-- START --

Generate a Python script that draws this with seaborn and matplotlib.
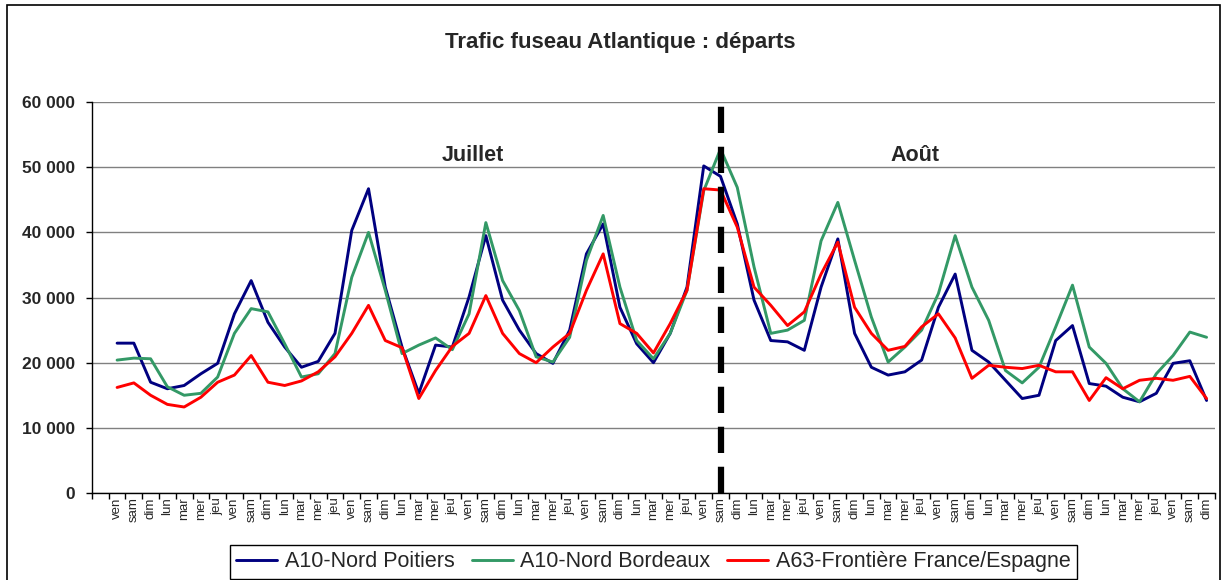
import matplotlib
matplotlib.use("Agg")
import matplotlib.pyplot as plt
import seaborn as sns
import pandas as pd
import numpy as np
from matplotlib.patches import Rectangle
from matplotlib.lines import Line2D

# jours (premier emplacement vide, comme dans le graphique Excel)
semaine = ["ven", "sam", "dim", "lun", "mar", "mer", "jeu"]
jours = [""] + (semaine * 10)[:66]

poitiers = [np.nan,
            23000, 23000, 17000, 16000, 16500, 18300, 19900, 27500, 32600, 26200,
            22400, 19300, 20200, 24500, 40300, 46700, 31600, 22400, 15300, 22700,
            22400, 30100, 39500, 29600, 25000, 21400, 19900, 25000, 36700, 41300,
            28500, 22900, 20000, 24500, 31600, 50200, 48600, 41300, 29600, 23400,
            23200, 21900, 31600, 39000, 24500, 19300, 18100, 18600, 20400, 28500,
            33600, 21900, 20100, 17300, 14500, 15000, 23400, 25700, 16800, 16400,
            14700, 14000, 15300, 19900, 20300, 14200]

bordeaux = [np.nan,
            20400, 20700, 20600, 16300, 15000, 15300, 17800, 24500, 28300, 27800,
            22900, 17800, 18300, 21400, 33100, 40000, 31100, 21400, 22700, 23800,
            22000, 27500, 41500, 32600, 28000, 20900, 20100, 23900, 35700, 42600,
            31600, 23400, 20600, 24500, 31100, 46400, 52800, 46900, 34700, 24500,
            25000, 26500, 38700, 44600, 35700, 27000, 20100, 22400, 25000, 30600,
            39500, 31600, 26500, 18800, 16900, 19300, 25500, 31900, 22400, 19900,
            16000, 14000, 18300, 21100, 24700, 23900]

espagne = [np.nan,
           16200, 16900, 15000, 13600, 13200, 14700, 17000, 18100, 21100, 17000,
           16500, 17200, 18600, 20900, 24500, 28800, 23400, 22300, 14500, 18800,
           22500, 24500, 30300, 24500, 21400, 20000, 22400, 24500, 31100, 36700,
           26000, 24500, 21500, 26000, 31100, 46700, 46500, 40800, 31600, 28800,
           25700, 27800, 33600, 38500, 28500, 24500, 21900, 22500, 25500, 27500,
           23800, 17600, 19600, 19300, 19100, 19600, 18600, 18600, 14200, 17700,
           16000, 17300, 17600, 17300, 17900, 14500]

series = ["A10-Nord Poitiers", "A10-Nord Bordeaux", "A63-Frontière France/Espagne"]
couleurs = ["#000080", "#339966", "#FF0000"]

df = pd.DataFrame({"x": np.arange(len(jours)),
                   series[0]: poitiers, series[1]: bordeaux, series[2]: espagne})
long = df.melt(id_vars="x", var_name="serie", value_name="trafic").dropna()

sns.set_style("white")
plt.rcParams["font.family"] = ["Liberation Sans", "DejaVu Sans"]

fig = plt.figure(figsize=(12.26, 5.8), dpi=100)
ax = fig.add_axes([0.075, 0.15, 0.916, 0.674])

sns.lineplot(data=long, x="x", y="trafic", hue="serie", hue_order=series,
             palette=couleurs, linewidth=2.1, ax=ax, legend=False, sort=True)
for ln in ax.lines:
    ln.set_solid_joinstyle("round")

ax.set_xlim(-0.5, len(jours) - 0.5)
ax.set_ylim(0, 60000)
ax.set_xlabel("")
ax.set_ylabel("")

yt = np.arange(0, 60001, 10000)
ax.set_yticks(yt)
ax.set_yticklabels([f"{v:,}".replace(",", " ") for v in yt], fontweight="bold", fontsize=12.5)
ax.yaxis.grid(True, color="#808080", linewidth=1)
ax.set_axisbelow(True)

ax.set_xticks(np.arange(len(jours) + 1) - 0.5)
ax.set_xticklabels([])
ax.set_xticks(np.arange(len(jours)), minor=True)
ax.set_xticklabels(jours, minor=True, rotation=90, fontsize=9.5)
ax.tick_params(axis="x", which="major", direction="out", length=4, width=1, color="black", bottom=True)
ax.tick_params(axis="x", which="minor", length=0, pad=3)
ax.tick_params(axis="y", direction="out", length=4, width=1, color="black", left=True, pad=8)

for s in ["top", "right"]:
    ax.spines[s].set_visible(False)
for s in ["left", "bottom"]:
    ax.spines[s].set_color("black")
    ax.spines[s].set_linewidth(1)

# séparation juillet / août
ax.axvline(37, color="black", linewidth=4.5, linestyle=(0, (4.2, 2.2)))
ax.text(22.2, 51800, "Juillet", ha="center", va="center", fontsize=15.5, fontweight="bold")
ax.text(48.6, 51800, "Août", ha="center", va="center", fontsize=15.5, fontweight="bold")

fig.text(0.506, 0.927, "Trafic fuseau Atlantique : départs", ha="center", va="center",
         fontsize=16, fontweight="bold")

handles = [Line2D([], [], color=c, linewidth=2.1) for c in couleurs]
leg = fig.legend(handles, series, loc="upper center", bbox_to_anchor=(0.533, 1 - 545 / 580), ncol=3,
                 frameon=True, fancybox=False, edgecolor="black", framealpha=1,
                 fontsize=15.5, handlelength=1.9, columnspacing=0.8, handletextpad=0.35,
                 borderpad=0.3, borderaxespad=0)
leg.get_frame().set_linewidth(1)

fig.patches.append(Rectangle((7 / 1226, -0.05), (1220 - 7) / 1226, 1 - 5 / 580 + 0.05,
                             transform=fig.transFigure, fill=False, edgecolor="black",
                             linewidth=1.2))

fig.savefig("out.png", dpi=100)
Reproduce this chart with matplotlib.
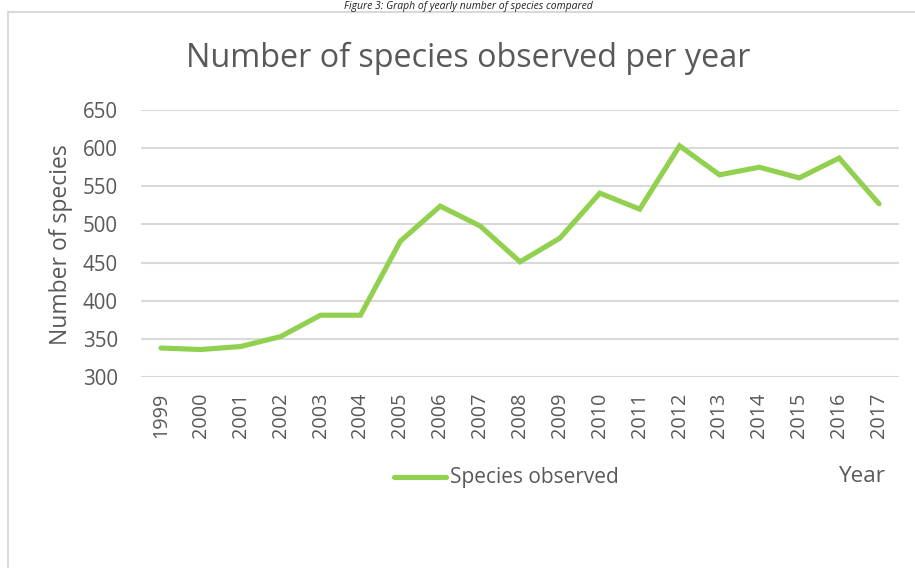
import matplotlib
matplotlib.use("Agg")
import matplotlib.pyplot as plt
from matplotlib.patches import Rectangle
from matplotlib.lines import Line2D

years = ["1999", "2000", "2001", "2002", "2003", "2004", "2005", "2006", "2007", "2008",
         "2009", "2010", "2011", "2012", "2013", "2014", "2015", "2016", "2017"]
species = [338, 336, 340, 353, 381, 381, 478, 524, 498, 451,
           482, 541, 520, 603, 565, 575, 561, 587, 527]
y_ticks = [300, 350, 400, 450, 500, 550, 600, 650]

W, H = 915, 568
TEXT = "#595959"
GREEN = "#92D050"
GRID = "#D9D9D9"
FONT = "Open Sans"

fig = plt.figure(figsize=(W / 100, H / 100), dpi=100)
fig.patch.set_facecolor("white")

def fx(px):
    return px / W

def fy(py):
    return 1 - py / H

# chart frame
fig.add_artist(Rectangle((fx(8), -0.1), 1.2, fy(12) + 0.1, transform=fig.transFigure,
                         facecolor="none", edgecolor=GRID, linewidth=1.5, zorder=-1))

# caption above the frame
fig.text(fx(468), fy(1), "Figure 3: Graph of yearly number of species compared",
         ha="center", va="top", fontsize=7.5, style="italic",
         color="#222222", family=FONT)

ax = fig.add_axes([fx(141), fy(377), fx(899) - fx(141), fy(110) - fy(377)])
ax.set_facecolor("none")
x = list(range(len(years)))
ax.plot(x, species, color=GREEN, linewidth=3.7, solid_capstyle="round",
        solid_joinstyle="miter", zorder=3)

ax.set_xlim(-0.5, len(years) - 0.5)
ax.set_ylim(300, 650)
ax.set_yticks(y_ticks)
ax.set_yticklabels([str(v) for v in y_ticks], family=FONT, fontsize=14.8, color=TEXT)
ax.set_xticks(x)
ax.set_xticklabels(years, rotation=90, family=FONT, fontsize=14.3, color=TEXT)
ax.tick_params(axis="both", length=0)
ax.tick_params(axis="y", pad=16.6)
ax.tick_params(axis="x", pad=11)
ax.grid(axis="y", color=GRID, linewidth=1.5)
ax.set_axisbelow(True)
for s in ax.spines.values():
    s.set_visible(False)

fig.text(fx(61), fy(245), "Number of species", rotation=90, ha="center", va="center",
         family=FONT, fontsize=16.5, color=TEXT)
fig.text(fx(468), fy(58), "Number of species observed per year", ha="center", va="center",
         family=FONT, fontsize=23.3, color=TEXT)

# legend entry and axis title
fig.add_artist(Line2D([fx(394), fx(446)], [fy(477), fy(477)], transform=fig.transFigure,
                      color=GREEN, linewidth=3.7, solid_capstyle="round"))
fig.text(fx(450), fy(477), "Species observed", ha="left", va="center",
         family=FONT, fontsize=15, color=TEXT)
fig.text(fx(886), fy(477), "Year", ha="right", va="center",
         family=FONT, fontsize=16.2, color=TEXT)

fig.savefig("out.png", dpi=100, facecolor="white")
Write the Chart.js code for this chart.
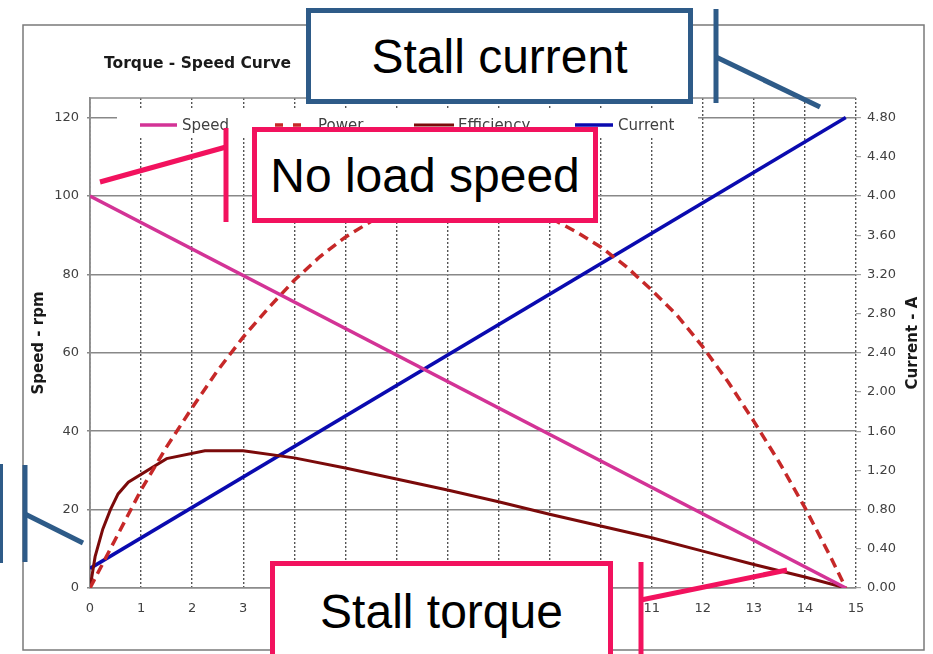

-- END --

Exercise requirements: Your task is to reproduce the entries above word for word, from the first line through the line with "(semaine * 10)[:66]", and please leave out any pictures.

Solution to this exercise:
Generate a Python script that draws this with seaborn and matplotlib.
import matplotlib
matplotlib.use("Agg")
import matplotlib.pyplot as plt
import seaborn as sns
import pandas as pd
import numpy as np
from matplotlib.patches import Rectangle
from matplotlib.lines import Line2D

# jours (premier emplacement vide, comme dans le graphique Excel)
semaine = ["ven", "sam", "dim", "lun", "mar", "mer", "jeu"]
jours = [""] + (semaine * 10)[:66]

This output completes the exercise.